◆ **Direction**
Lines with "Reproduce this chart with Apache ECharts." and "-27], [15, 16]];" mark the range, both included. Reproduce exactly that stretch, without pictures.

start Records to use

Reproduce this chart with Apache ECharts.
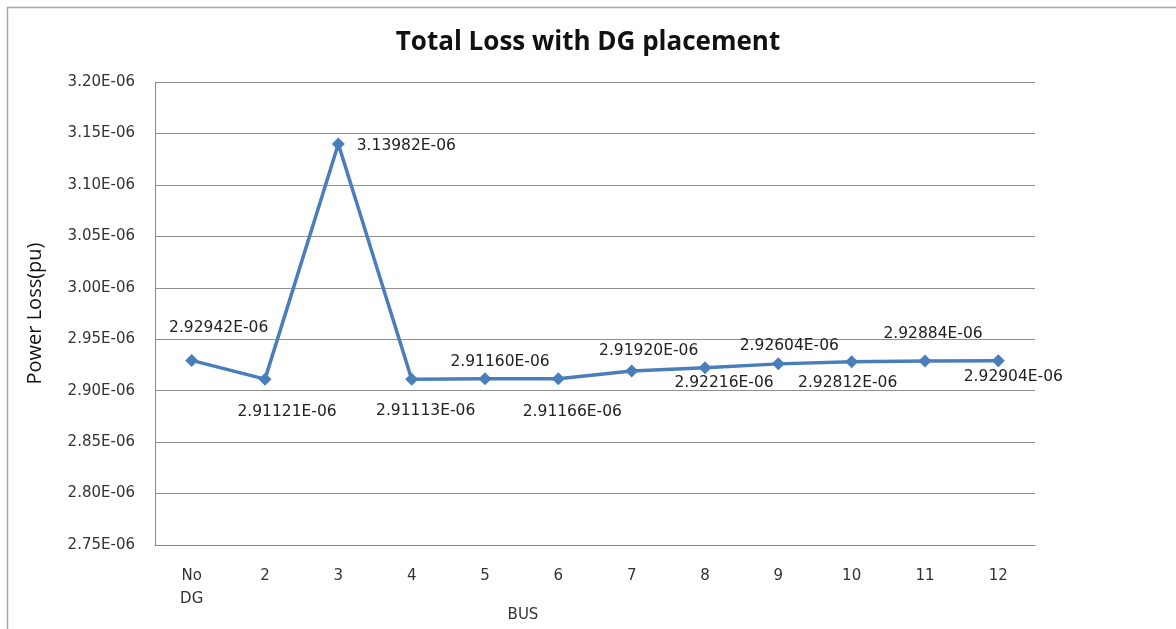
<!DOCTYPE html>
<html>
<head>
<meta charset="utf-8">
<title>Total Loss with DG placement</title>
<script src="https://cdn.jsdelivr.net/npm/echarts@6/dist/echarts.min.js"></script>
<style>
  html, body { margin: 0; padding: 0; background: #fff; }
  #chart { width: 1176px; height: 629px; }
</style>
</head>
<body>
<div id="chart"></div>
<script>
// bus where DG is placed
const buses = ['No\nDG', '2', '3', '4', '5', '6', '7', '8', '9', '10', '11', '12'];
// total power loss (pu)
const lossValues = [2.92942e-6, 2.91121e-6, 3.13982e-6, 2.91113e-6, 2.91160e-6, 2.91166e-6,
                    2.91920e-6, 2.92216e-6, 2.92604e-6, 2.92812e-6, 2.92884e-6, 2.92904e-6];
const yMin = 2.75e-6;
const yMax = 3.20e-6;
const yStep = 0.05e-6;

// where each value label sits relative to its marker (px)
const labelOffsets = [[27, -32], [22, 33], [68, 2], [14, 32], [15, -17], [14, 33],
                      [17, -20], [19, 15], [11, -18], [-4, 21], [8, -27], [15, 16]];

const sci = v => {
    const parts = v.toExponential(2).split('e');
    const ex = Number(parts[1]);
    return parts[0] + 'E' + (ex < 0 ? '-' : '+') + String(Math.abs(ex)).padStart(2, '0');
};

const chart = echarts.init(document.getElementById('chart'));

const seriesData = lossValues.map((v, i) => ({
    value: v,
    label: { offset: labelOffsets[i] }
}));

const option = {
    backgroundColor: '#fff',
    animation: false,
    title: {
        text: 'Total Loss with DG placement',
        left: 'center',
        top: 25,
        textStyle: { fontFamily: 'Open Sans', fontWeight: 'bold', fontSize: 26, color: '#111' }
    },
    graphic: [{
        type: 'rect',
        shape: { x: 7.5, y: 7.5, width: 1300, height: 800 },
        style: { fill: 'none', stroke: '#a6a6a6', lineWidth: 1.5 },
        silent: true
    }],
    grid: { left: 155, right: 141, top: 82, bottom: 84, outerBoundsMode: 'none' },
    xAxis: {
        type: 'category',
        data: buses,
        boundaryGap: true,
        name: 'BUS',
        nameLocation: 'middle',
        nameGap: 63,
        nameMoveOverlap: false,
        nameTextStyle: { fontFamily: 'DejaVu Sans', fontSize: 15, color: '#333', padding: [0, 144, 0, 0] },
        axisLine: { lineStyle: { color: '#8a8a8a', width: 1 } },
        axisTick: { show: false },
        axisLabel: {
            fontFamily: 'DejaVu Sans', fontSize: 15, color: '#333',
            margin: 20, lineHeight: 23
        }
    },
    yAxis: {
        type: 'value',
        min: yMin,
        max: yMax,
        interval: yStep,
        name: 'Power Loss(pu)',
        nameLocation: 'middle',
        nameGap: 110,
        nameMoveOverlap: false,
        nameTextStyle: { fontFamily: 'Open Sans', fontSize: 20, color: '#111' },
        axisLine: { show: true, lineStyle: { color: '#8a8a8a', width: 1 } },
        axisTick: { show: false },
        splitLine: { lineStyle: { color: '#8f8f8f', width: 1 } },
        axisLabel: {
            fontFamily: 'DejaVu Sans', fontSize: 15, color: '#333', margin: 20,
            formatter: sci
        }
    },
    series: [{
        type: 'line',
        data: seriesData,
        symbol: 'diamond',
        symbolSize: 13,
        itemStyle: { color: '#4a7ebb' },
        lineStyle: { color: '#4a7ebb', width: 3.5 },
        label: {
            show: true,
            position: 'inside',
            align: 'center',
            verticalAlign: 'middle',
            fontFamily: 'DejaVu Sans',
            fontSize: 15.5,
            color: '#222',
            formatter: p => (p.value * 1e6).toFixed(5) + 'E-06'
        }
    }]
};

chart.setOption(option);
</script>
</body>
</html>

end Records to use
start Records to use

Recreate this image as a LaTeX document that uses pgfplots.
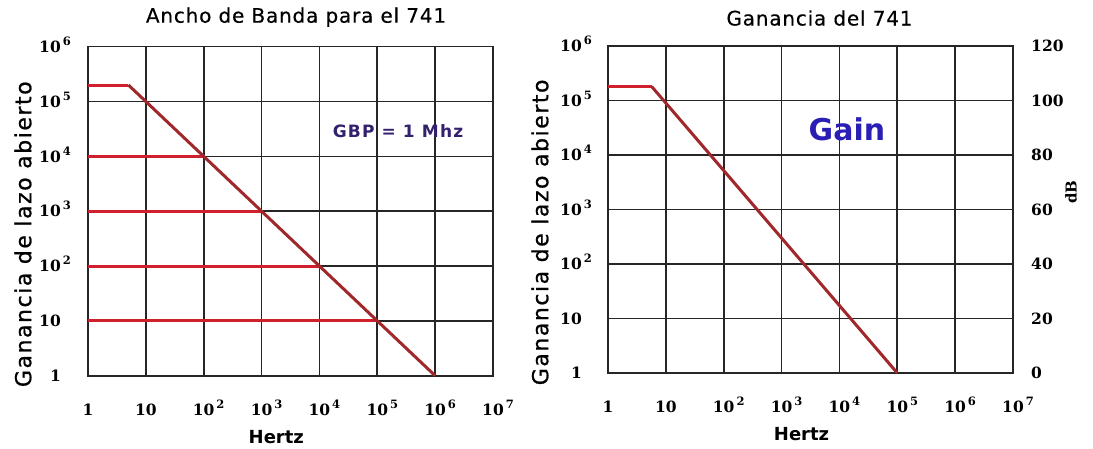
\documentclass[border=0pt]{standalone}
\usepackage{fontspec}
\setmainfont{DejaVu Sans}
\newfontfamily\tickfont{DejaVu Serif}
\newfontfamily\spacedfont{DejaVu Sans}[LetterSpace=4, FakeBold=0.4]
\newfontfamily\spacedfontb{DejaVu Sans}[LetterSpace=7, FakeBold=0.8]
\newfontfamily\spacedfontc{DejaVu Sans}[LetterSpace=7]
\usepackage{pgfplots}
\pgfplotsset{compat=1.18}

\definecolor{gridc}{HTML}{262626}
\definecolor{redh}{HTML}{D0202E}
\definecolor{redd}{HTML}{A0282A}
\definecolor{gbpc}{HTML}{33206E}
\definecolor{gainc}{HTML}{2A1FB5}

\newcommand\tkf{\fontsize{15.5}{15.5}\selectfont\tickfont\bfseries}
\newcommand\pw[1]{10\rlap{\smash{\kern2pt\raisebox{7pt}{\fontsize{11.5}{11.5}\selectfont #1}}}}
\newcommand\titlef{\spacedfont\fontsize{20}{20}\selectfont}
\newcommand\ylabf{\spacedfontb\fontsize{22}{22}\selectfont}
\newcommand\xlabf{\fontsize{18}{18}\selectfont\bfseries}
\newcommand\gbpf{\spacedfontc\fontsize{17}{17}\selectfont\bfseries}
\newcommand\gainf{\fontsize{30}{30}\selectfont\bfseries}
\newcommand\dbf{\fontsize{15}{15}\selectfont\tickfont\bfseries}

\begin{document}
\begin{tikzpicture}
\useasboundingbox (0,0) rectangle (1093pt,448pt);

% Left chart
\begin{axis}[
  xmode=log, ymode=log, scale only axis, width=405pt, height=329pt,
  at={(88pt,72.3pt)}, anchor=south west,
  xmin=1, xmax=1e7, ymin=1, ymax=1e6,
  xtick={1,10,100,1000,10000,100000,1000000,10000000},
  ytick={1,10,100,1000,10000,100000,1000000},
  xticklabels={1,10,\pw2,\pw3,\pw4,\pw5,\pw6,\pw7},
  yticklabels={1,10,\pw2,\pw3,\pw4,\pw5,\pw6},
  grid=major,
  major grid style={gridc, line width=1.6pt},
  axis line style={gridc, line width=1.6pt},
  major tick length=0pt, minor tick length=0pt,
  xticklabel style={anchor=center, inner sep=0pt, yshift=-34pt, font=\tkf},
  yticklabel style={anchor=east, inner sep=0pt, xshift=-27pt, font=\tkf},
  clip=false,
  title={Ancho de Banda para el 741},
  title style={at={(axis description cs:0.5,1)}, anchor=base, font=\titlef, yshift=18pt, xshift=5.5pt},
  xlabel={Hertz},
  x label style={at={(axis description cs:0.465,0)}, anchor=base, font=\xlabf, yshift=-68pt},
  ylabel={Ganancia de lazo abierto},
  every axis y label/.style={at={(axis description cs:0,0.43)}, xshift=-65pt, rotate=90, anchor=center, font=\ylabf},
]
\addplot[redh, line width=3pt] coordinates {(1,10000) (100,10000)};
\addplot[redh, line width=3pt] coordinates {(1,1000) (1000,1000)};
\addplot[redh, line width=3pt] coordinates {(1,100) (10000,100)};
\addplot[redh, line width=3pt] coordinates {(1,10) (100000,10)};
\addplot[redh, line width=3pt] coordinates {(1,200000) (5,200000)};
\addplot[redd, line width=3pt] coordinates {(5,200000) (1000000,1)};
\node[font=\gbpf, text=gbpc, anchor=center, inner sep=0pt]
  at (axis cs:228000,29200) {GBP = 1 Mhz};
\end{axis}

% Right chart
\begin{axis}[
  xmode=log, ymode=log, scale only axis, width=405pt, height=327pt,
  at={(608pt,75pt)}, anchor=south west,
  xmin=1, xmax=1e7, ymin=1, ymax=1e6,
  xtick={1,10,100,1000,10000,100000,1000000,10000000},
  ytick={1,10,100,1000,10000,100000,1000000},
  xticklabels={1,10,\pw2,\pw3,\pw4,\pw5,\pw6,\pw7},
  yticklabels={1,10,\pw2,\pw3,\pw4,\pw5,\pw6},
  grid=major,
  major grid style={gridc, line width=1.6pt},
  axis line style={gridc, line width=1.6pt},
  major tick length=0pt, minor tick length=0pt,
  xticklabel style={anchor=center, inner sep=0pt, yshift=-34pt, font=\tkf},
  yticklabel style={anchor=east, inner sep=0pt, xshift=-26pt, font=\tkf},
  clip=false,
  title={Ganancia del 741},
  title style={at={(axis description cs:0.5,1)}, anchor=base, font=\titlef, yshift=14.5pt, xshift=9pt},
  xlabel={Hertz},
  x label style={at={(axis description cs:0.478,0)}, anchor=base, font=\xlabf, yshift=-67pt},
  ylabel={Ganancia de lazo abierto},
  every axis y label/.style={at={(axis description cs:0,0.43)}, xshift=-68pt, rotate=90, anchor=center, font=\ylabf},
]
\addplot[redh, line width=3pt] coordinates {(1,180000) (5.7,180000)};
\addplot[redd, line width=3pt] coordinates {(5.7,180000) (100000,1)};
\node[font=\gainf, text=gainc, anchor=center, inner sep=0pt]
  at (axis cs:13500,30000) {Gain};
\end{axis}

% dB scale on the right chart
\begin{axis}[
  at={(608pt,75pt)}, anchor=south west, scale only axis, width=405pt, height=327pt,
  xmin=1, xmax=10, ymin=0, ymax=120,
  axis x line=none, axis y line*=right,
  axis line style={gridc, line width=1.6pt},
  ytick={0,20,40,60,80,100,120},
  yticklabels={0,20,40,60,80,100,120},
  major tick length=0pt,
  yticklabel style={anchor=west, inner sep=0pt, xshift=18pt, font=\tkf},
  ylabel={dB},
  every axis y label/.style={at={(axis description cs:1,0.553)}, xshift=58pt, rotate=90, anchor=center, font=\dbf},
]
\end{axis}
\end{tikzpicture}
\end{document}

end Records to use

◆ **The completed task**
Reproduce this chart with Apache ECharts.
<!DOCTYPE html>
<html>
<head>
<meta charset="utf-8">
<title>Total Loss with DG placement</title>
<script src="https://cdn.jsdelivr.net/npm/echarts@6/dist/echarts.min.js"></script>
<style>
  html, body { margin: 0; padding: 0; background: #fff; }
  #chart { width: 1176px; height: 629px; }
</style>
</head>
<body>
<div id="chart"></div>
<script>
// bus where DG is placed
const buses = ['No\nDG', '2', '3', '4', '5', '6', '7', '8', '9', '10', '11', '12'];
// total power loss (pu)
const lossValues = [2.92942e-6, 2.91121e-6, 3.13982e-6, 2.91113e-6, 2.91160e-6, 2.91166e-6,
                    2.91920e-6, 2.92216e-6, 2.92604e-6, 2.92812e-6, 2.92884e-6, 2.92904e-6];
const yMin = 2.75e-6;
const yMax = 3.20e-6;
const yStep = 0.05e-6;

// where each value label sits relative to its marker (px)
const labelOffsets = [[27, -32], [22, 33], [68, 2], [14, 32], [15, -17], [14, 33],
                      [17, -20], [19, 15], [11, -18], [-4, 21], [8, -27], [15, 16]];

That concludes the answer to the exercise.